After some consideration I decided to go a route I've not traveled before with Pot Roast.
The plan came together to inject, smoke and finish by braising.
And I decided to take it up a step by grilling the accompanying veggies.


I injected the Chucks with a marinade of Cajun spiced beef broth, and gave them a conservative dusting of Cajun spice mix.
Then I let them brine overnight for about 16 hours.




















Into a 260°-280° smoker over Cherry, and brought to an IT of 150°


















While the Chucks were smoking I grilled a mess of onions, carrots, potatoes and celery.









Meat and veggies then got a dusting of Lipton Onion Soup mix, and finally bathed in a mix of beef broth, beef gravy and Golden Mushroom soup.









Tightly covered with foil and into a 300° oven till it is fork tender.

*Stay tuned Chuck fans.*


----------



## lettheairout (Mar 11, 2008)

Is it still in the oven?
Winn dixie had big chuck roast on sale. Got a biggun and cleaned it up. Into the crock pot for beef tips and rice 

Sent from my SM-N920V using Tapatalk


----------



## ChileRelleno (Jul 7, 2012)

All that braising liquid took a while get to temp and start cooking.
Therefore it took five hours till it was tender enough to start coming apart.
Gave it another hour and it was spoon tender.

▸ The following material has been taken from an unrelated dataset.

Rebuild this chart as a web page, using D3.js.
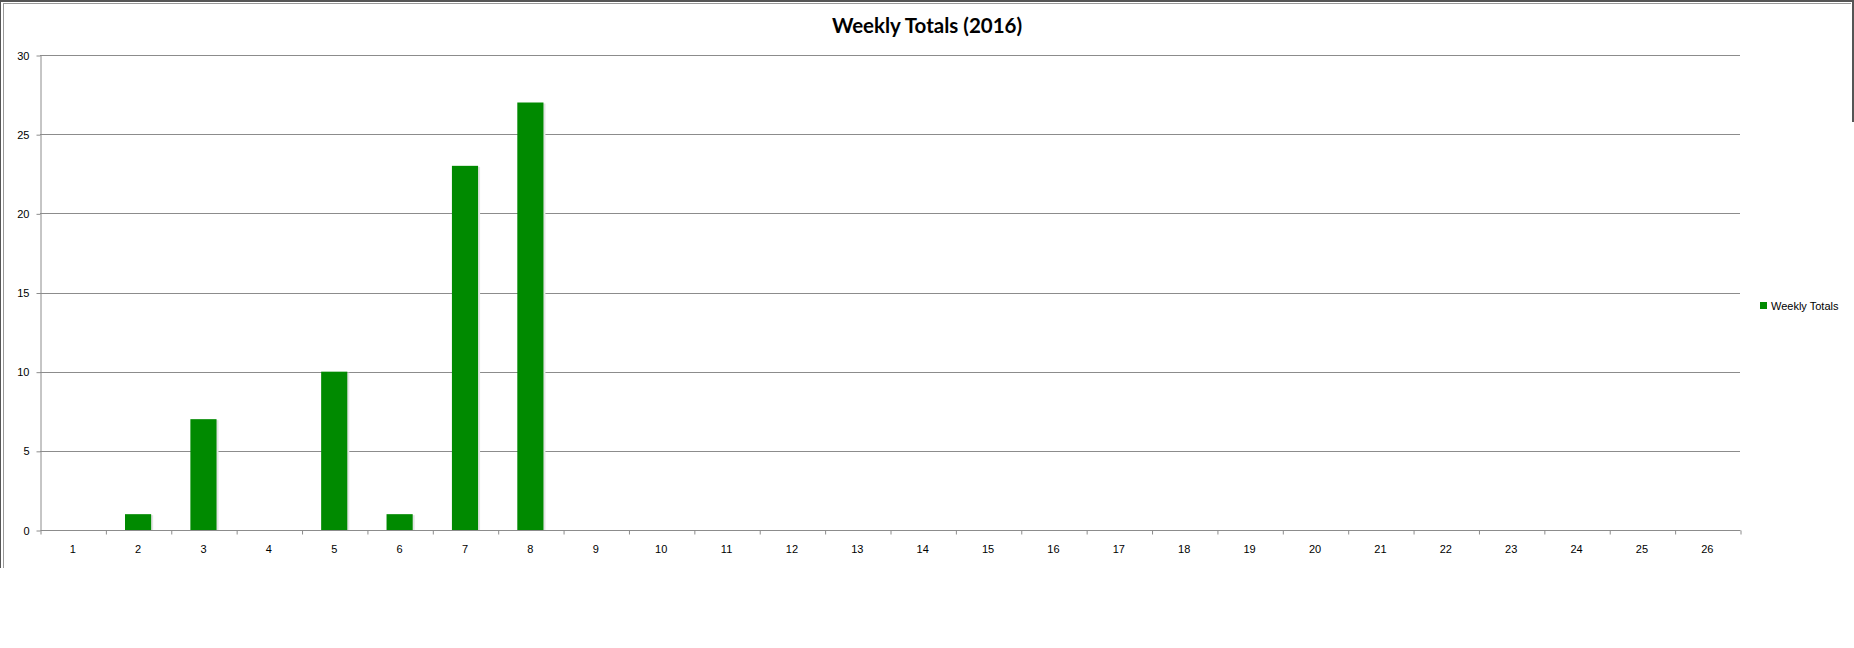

The results were simply fantastic and I'm not sure if regular pot roast is forever ruined for me. The depth of the flavors added with injecting, smoking and grilling was subtle yet telling.



*The Finale*


----------



## Jason (Oct 2, 2007)

Yessir....i detest carrots but I'd eat em that way!!!


----------



## smooth move (Sep 25, 2012)

looks like my kinda eatin!


----------



## lettheairout (Mar 11, 2008)

I bet a couple whole garlic cloves in there would be good 

Sent from my SM-N920V using Tapatalk


----------